▶ Prompt:
Output all the data exactly. Pictures do not belong in the copy.

▶ Supplied information:
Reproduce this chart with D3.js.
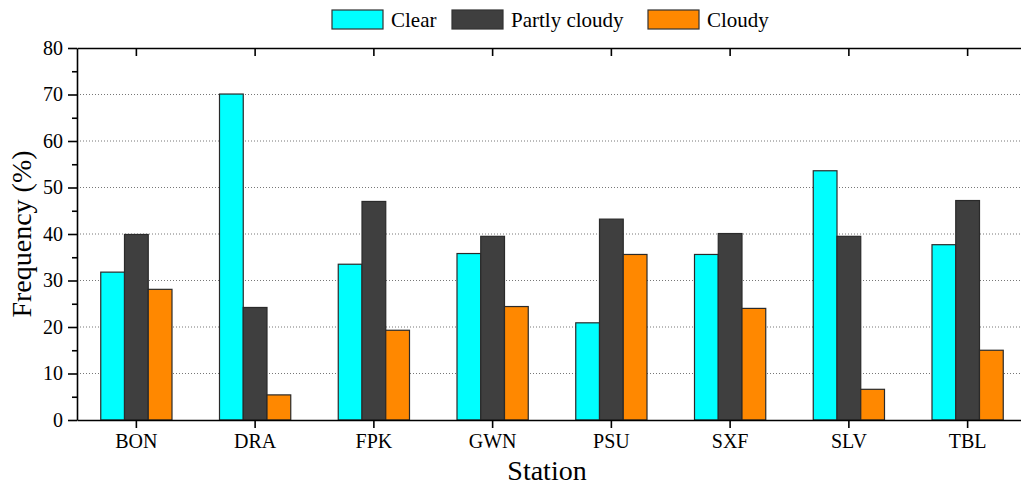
<!DOCTYPE html>
<html>
<head>
<meta charset="utf-8">
<script src="https://cdn.jsdelivr.net/npm/d3@7/dist/d3.min.js"></script>
<style>
  html, body { margin: 0; padding: 0; background: #fff; }
  svg { display: block; }
  svg text { font-family: "Liberation Serif", "DejaVu Serif", serif !important; }
</style>
</head>
<body>
<svg id="chart" width="1021" height="485"></svg>
<script>
// Sky-condition frequency per station
const stations = ["BON", "DRA", "FPK", "GWN", "PSU", "SXF", "SLV", "TBL"];
const seriesNames = ["Clear", "Partly cloudy", "Cloudy"];
const clear = [31.8, 70.1, 33.5, 35.8, 20.9, 35.6, 53.6, 37.7];
const partlyCloudy = [39.9, 24.2, 47.0, 39.5, 43.2, 40.1, 39.5, 47.2];
const cloudy = [28.1, 5.4, 19.3, 24.4, 35.6, 24.0, 6.6, 15.0];
const yTicks = [0, 10, 20, 30, 40, 50, 60, 70, 80];
const yMinorTicks = [5, 15, 25, 35, 45, 55, 65, 75];

const seriesValues = [clear, partlyCloudy, cloudy];
const colors = ["#00FFFF", "#3F3F3F", "#FF8800"];
const serif = "'Liberation Serif', 'DejaVu Serif', serif";

const svg = d3.select("#chart");
const plotLeft = 77, plotRight = 1027, plotTop = 48, plotBottom = 420;

const x = d3.scaleBand().domain(stations).range([plotLeft, plotRight])
  .paddingInner(0.4).paddingOuter(0.2);
const xs = d3.scaleBand().domain(seriesNames).range([0, x.bandwidth()]);
const y = d3.scaleLinear().domain([0, 80]).range([plotBottom, plotTop]);

// dotted grid lines
svg.append("g").selectAll("line")
  .data(yTicks.filter(d => d > 0 && d < 80))
  .join("line")
  .attr("x1", plotLeft).attr("x2", plotRight)
  .attr("y1", d => y(d)).attr("y2", d => y(d))
  .attr("stroke", "#777").attr("stroke-width", 1)
  .attr("stroke-dasharray", "1,2");

// bars
const groups = svg.append("g").selectAll("g")
  .data(stations)
  .join("g")
  .attr("transform", d => `translate(${x(d)},0)`);

groups.selectAll("rect")
  .data((d, i) => seriesNames.map((s, k) => ({ s, v: seriesValues[k][i], k })))
  .join("rect")
  .attr("x", d => xs(d.s))
  .attr("width", xs.bandwidth())
  .attr("y", d => y(d.v))
  .attr("height", d => y(0) - y(d.v))
  .attr("fill", d => colors[d.k])
  .attr("stroke", "#2a2a2a")
  .attr("stroke-width", 1.2);

// axes
const axisStyle = g => {
  g.attr("font-family", serif);
  g.select(".domain").attr("stroke", "#000").attr("stroke-width", 1.6);
  g.selectAll(".tick line").attr("stroke", "#000").attr("stroke-width", 1.6);
  g.selectAll("text").attr("fill", "#000").style("font-family", serif);
};

// left axis with labels
svg.append("g")
  .attr("transform", `translate(${plotLeft},0)`)
  .call(d3.axisLeft(y).tickValues(yTicks).tickSize(9).tickSizeOuter(0).tickPadding(5))
  .call(axisStyle)
  .call(g => g.selectAll("text").style("font-size", "20px"));

// left minor ticks
svg.append("g")
  .attr("transform", `translate(${plotLeft},0)`)
  .call(d3.axisLeft(y).tickValues(yMinorTicks).tickSize(5).tickFormat(""))
  .call(axisStyle)
  .call(g => g.select(".domain").remove());

// right axis (ticks inward)
svg.append("g")
  .attr("transform", `translate(${plotRight},0)`)
  .call(d3.axisLeft(y).tickValues(yTicks).tickSize(-8).tickSizeOuter(0).tickFormat(""))
  .call(axisStyle)
  .call(g => g.select(".domain").attr("d", `M0,${plotTop}V${plotBottom}`));

// bottom axis
svg.append("g")
  .attr("transform", `translate(0,${plotBottom})`)
  .call(d3.axisBottom(x).tickSize(8).tickSizeOuter(0).tickPadding(6))
  .call(axisStyle)
  .call(g => g.selectAll("text").style("font-size", "20px"));

// top axis (ticks inward)
svg.append("g")
  .attr("transform", `translate(0,${plotTop})`)
  .call(d3.axisTop(x).tickSize(-8).tickSizeOuter(0).tickFormat(""))
  .call(axisStyle);

// axis titles
svg.append("text")
  .attr("x", (plotLeft + plotRight) / 2 - 5).attr("y", 480)
  .attr("text-anchor", "middle")
  .style("font-family", serif)
  .style("font-size", "28px")
  .text("Station");

svg.append("text")
  .attr("transform", `translate(31,${(plotTop + plotBottom) / 2}) rotate(-90)`)
  .attr("text-anchor", "middle")
  .style("font-family", serif)
  .style("font-size", "28px")
  .text("Frequency (%)");

// legend
const legendItems = [
  { name: seriesNames[0], x: 332 },
  { name: seriesNames[1], x: 452 },
  { name: seriesNames[2], x: 648 }
];
const legend = svg.append("g");
legendItems.forEach((it, k) => {
  legend.append("rect")
    .attr("x", it.x).attr("y", 10)
    .attr("width", 51).attr("height", 19)
    .attr("fill", colors[k])
    .attr("stroke", "#333").attr("stroke-width", 1.2);
  legend.append("text")
    .attr("x", it.x + 59).attr("y", 27)
    .style("font-family", serif)
    .style("font-size", "21px")
    .text(it.name);
});
</script>
</body>
</html>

▶ Result of this task:
Reproduce this chart with D3.js.
<!DOCTYPE html>
<html>
<head>
<meta charset="utf-8">
<script src="https://cdn.jsdelivr.net/npm/d3@7/dist/d3.min.js"></script>
<style>
  html, body { margin: 0; padding: 0; background: #fff; }
  svg { display: block; }
  svg text { font-family: "Liberation Serif", "DejaVu Serif", serif !important; }
</style>
</head>
<body>
<svg id="chart" width="1021" height="485"></svg>
<script>
// Sky-condition frequency per station
const stations = ["BON", "DRA", "FPK", "GWN", "PSU", "SXF", "SLV", "TBL"];
const seriesNames = ["Clear", "Partly cloudy", "Cloudy"];
const clear = [31.8, 70.1, 33.5, 35.8, 20.9, 35.6, 53.6, 37.7];
const partlyCloudy = [39.9, 24.2, 47.0, 39.5, 43.2, 40.1, 39.5, 47.2];
const cloudy = [28.1, 5.4, 19.3, 24.4, 35.6, 24.0, 6.6, 15.0];
const yTicks = [0, 10, 20, 30, 40, 50, 60, 70, 80];
const yMinorTicks = [5, 15, 25, 35, 45, 55, 65, 75];

const seriesValues = [clear, partlyCloudy, cloudy];
const colors = ["#00FFFF", "#3F3F3F", "#FF8800"];
const serif = "'Liberation Serif', 'DejaVu Serif', serif";

const svg = d3.select("#chart");
const plotLeft = 77, plotRight = 1027, plotTop = 48, plotBottom = 420;

const x = d3.scaleBand().domain(stations).range([plotLeft, plotRight])
  .paddingInner(0.4).paddingOuter(0.2);
const xs = d3.scaleBand().domain(seriesNames).range([0, x.bandwidth()]);
const y = d3.scaleLinear().domain([0, 80]).range([plotBottom, plotTop]);

// dotted grid lines
svg.append("g").selectAll("line")
  .data(yTicks.filter(d => d > 0 && d < 80))
  .join("line")
  .attr("x1", plotLeft).attr("x2", plotRight)
  .attr("y1", d => y(d)).attr("y2", d => y(d))
  .attr("stroke", "#777").attr("stroke-width", 1)
  .attr("stroke-dasharray", "1,2");

// bars
const groups = svg.append("g").selectAll("g")
  .data(stations)
  .join("g")
  .attr("transform", d => `translate(${x(d)},0)`);

groups.selectAll("rect")
  .data((d, i) => seriesNames.map((s, k) => ({ s, v: seriesValues[k][i], k })))
  .join("rect")
  .attr("x", d => xs(d.s))
  .attr("width", xs.bandwidth())
  .attr("y", d => y(d.v))
  .attr("height", d => y(0) - y(d.v))
  .attr("fill", d => colors[d.k])
  .attr("stroke", "#2a2a2a")
  .attr("stroke-width", 1.2);

// axes
const axisStyle = g => {
  g.attr("font-family", serif);
  g.select(".domain").attr("stroke", "#000").attr("stroke-width", 1.6);
  g.selectAll(".tick line").attr("stroke", "#000").attr("stroke-width", 1.6);
  g.selectAll("text").attr("fill", "#000").style("font-family", serif);
};

// left axis with labels
svg.append("g")
  .attr("transform", `translate(${plotLeft},0)`)
  .call(d3.axisLeft(y).tickValues(yTicks).tickSize(9).tickSizeOuter(0).tickPadding(5))
  .call(axisStyle)
  .call(g => g.selectAll("text").style("font-size", "20px"));

// left minor ticks
svg.append("g")
  .attr("transform", `translate(${plotLeft},0)`)
  .call(d3.axisLeft(y).tickValues(yMinorTicks).tickSize(5).tickFormat(""))
  .call(axisStyle)
  .call(g => g.select(".domain").remove());

// right axis (ticks inward)
svg.append("g")
  .attr("transform", `translate(${plotRight},0)`)
  .call(d3.axisLeft(y).tickValues(yTicks).tickSize(-8).tickSizeOuter(0).tickFormat(""))
  .call(axisStyle)
  .call(g => g.select(".domain").attr("d", `M0,${plotTop}V${plotBottom}`));

// bottom axis
svg.append("g")
  .attr("transform", `translate(0,${plotBottom})`)
  .call(d3.axisBottom(x).tickSize(8).tickSizeOuter(0).tickPadding(6))
  .call(axisStyle)
  .call(g => g.selectAll("text").style("font-size", "20px"));

// top axis (ticks inward)
svg.append("g")
  .attr("transform", `translate(0,${plotTop})`)
  .call(d3.axisTop(x).tickSize(-8).tickSizeOuter(0).tickFormat(""))
  .call(axisStyle);

// axis titles
svg.append("text")
  .attr("x", (plotLeft + plotRight) / 2 - 5).attr("y", 480)
  .attr("text-anchor", "middle")
  .style("font-family", serif)
  .style("font-size", "28px")
  .text("Station");

svg.append("text")
  .attr("transform", `translate(31,${(plotTop + plotBottom) / 2}) rotate(-90)`)
  .attr("text-anchor", "middle")
  .style("font-family", serif)
  .style("font-size", "28px")
  .text("Frequency (%)");

// legend
const legendItems = [
  { name: seriesNames[0], x: 332 },
  { name: seriesNames[1], x: 452 },
  { name: seriesNames[2], x: 648 }
];
const legend = svg.append("g");
legendItems.forEach((it, k) => {
  legend.append("rect")
    .attr("x", it.x).attr("y", 10)
    .attr("width", 51).attr("height", 19)
    .attr("fill", colors[k])
    .attr("stroke", "#333").attr("stroke-width", 1.2);
  legend.append("text")
    .attr("x", it.x + 59).attr("y", 27)
    .style("font-family", serif)
    .style("font-size", "21px")
    .text(it.name);
});
</script>
</body>
</html>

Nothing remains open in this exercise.